Across the world, severe earthquakes regularly shake entire regions. More than two billion people live in danger zones – many of them in structures not built to withstand an earthquake. Together with partners from industry, researchers at the Fraunhofer Institute for Wood Research WKI are developing building materials designed to prevent buildings from collapsing in a natural disaster.
Earthquakes repeatedly claim too many lives, a fact that experts trace back to a lack of preventative measures – particularly when it comes to construction and the failure to comply with standards. All too often, structures in danger areas are not built to withstand an earthquake – a state of affairs that the Center for Light and Environmentally-Friendly Structures of the Fraunhofer Institute for Wood Research, Wilhelm-Klauditz-Institut WKI, is now urgently seeking to address. Working together with the Technical University of Braunschweig’s Organic Building Materials and Wood Materials division from the Institute for Building Materials, Concrete Construction and Fire Protection, as well as industry partners such as the company Pitzl Metallbau from Altheim, the researchers are developing solutions for the construction industry that could save thousands of lives. Currently, the engineers at Fraunhofer WKI are working on ultra-durable bracing that will protect even high-rise buildings during an earthquake. The bracing consists of sensor-controlled steel connectors that provide a high level of rigidity while remaining elastic enough to maintain structural integrity in the face of severe shaking. Numerous tests have demonstrated that the connectors work exactly as intended. In one test, the researchers investigated the nature of the stress being placed on structures by applying static, cyclical and dynamic forces; in another, the structure’s service life was tested using environmental simulation. The approach is based on the successful EU SERIES project, which examined earthquake-resistant structures under dynamic loads.
Structures that sway but do not fall
The earthquake-resistant bracing has been designed for buildings with a mullion-and-transom design, and connects the horizontal beams with the vertical post. When exposed to wind or tremors, the connectors must be rigid enough to keep deformation to a minimum – but also elastic enough to withstand strong earthquakes. If deformation does occur, it does not lead to critical stress – in other words, the building sways, but does not collapse.

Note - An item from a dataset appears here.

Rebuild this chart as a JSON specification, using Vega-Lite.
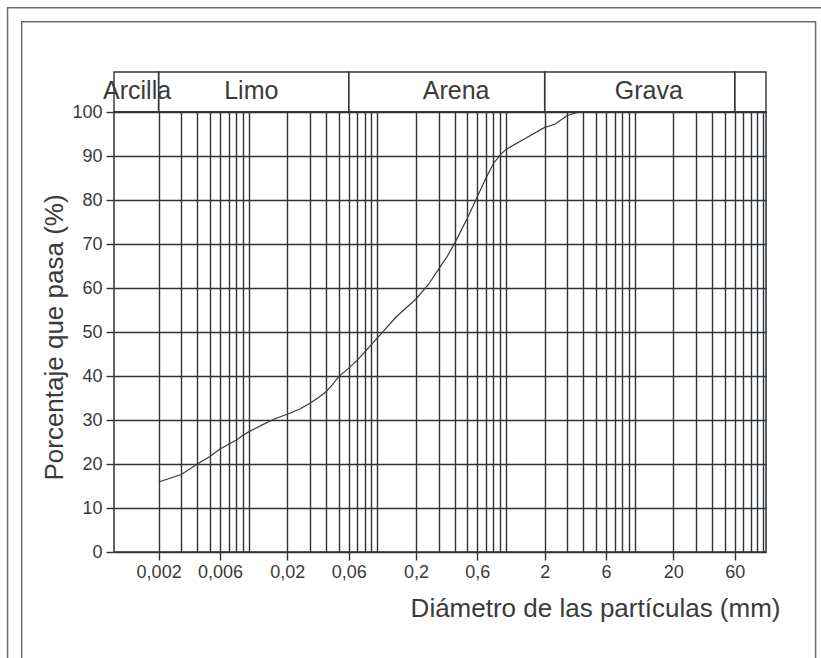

In an earthquake, the connectors slide over each other, converting kinetic energy into frictional energy – and preventing the building from collapsing. Norbert Rüther, project manager at Fraunhofer WKI, explains: “The trick is using friction to dissipate the force. The individual parts of the connector are pressed against one another applying a significant, pre-defined force. When the specified stress limit is exceeded, they begin to slide over each other.” As a result, it is possible to accommodate structural deformation without compromising structural integrity. Even after a strong earthquake, such a structure maintains the same capacity as before, and is still able to cope with the stress placed on a multistory building. This means that buildings can withstand several quakes without suffering significant damage. In a sense, they surf the earthquake wave. “All the weight-bearing, safety-critical materials are just the same after the earthquake as they were before it,” says Rüther.
Installing the bracing within a building is a simple task, and it does not require any maintenance. On top of this, the Fraunhofer Institute for Surface Engineering and Thin Films IST has developed pressure and temperature sensors integrated into the connector, which means it is possible to measure the forces and stress associated with an earthquake.
A case for the use of wood in high-rise buildings
Fraunhofer WKI has developed its bracing connectors so that they can be set to accommodate the requirements of the individual application – the way in which bolts are attached and tightened, for instance. It is also possible to adjust the connector geometry to suit the size of the structure and the materials used. Rüther: “Our high-performance connectors are compatible with any material and support structure – including concrete, steel, brick and wood.” He makes a case for using wood in multistory buildings. “Wood is extremely durable, light but still stable, and perfect for earthquakes. In its mechanical properties, it compares very well with highly durable composites – though at a significantly lower material cost.” Most countries are skeptical of using wood in such cases, citing the danger of fire. However, there are already good solutions that counter this threat. Solid wood elements with large profiles, for instance, are highly resistant to fire and can preserve their load-bearing integrity even after hours of exposure to fire.
The connectors are currently in the prototype stage, and are expected to be ready for full-scale production in one to two years. Currently, the experts are exploring the connectors’ economic viability with a view to testing in real buildings. Since all the other components are exposed to linear-elastic stress, there is no need for any further safety contingency – in turn boosting the overall cost-effectiveness of the structure.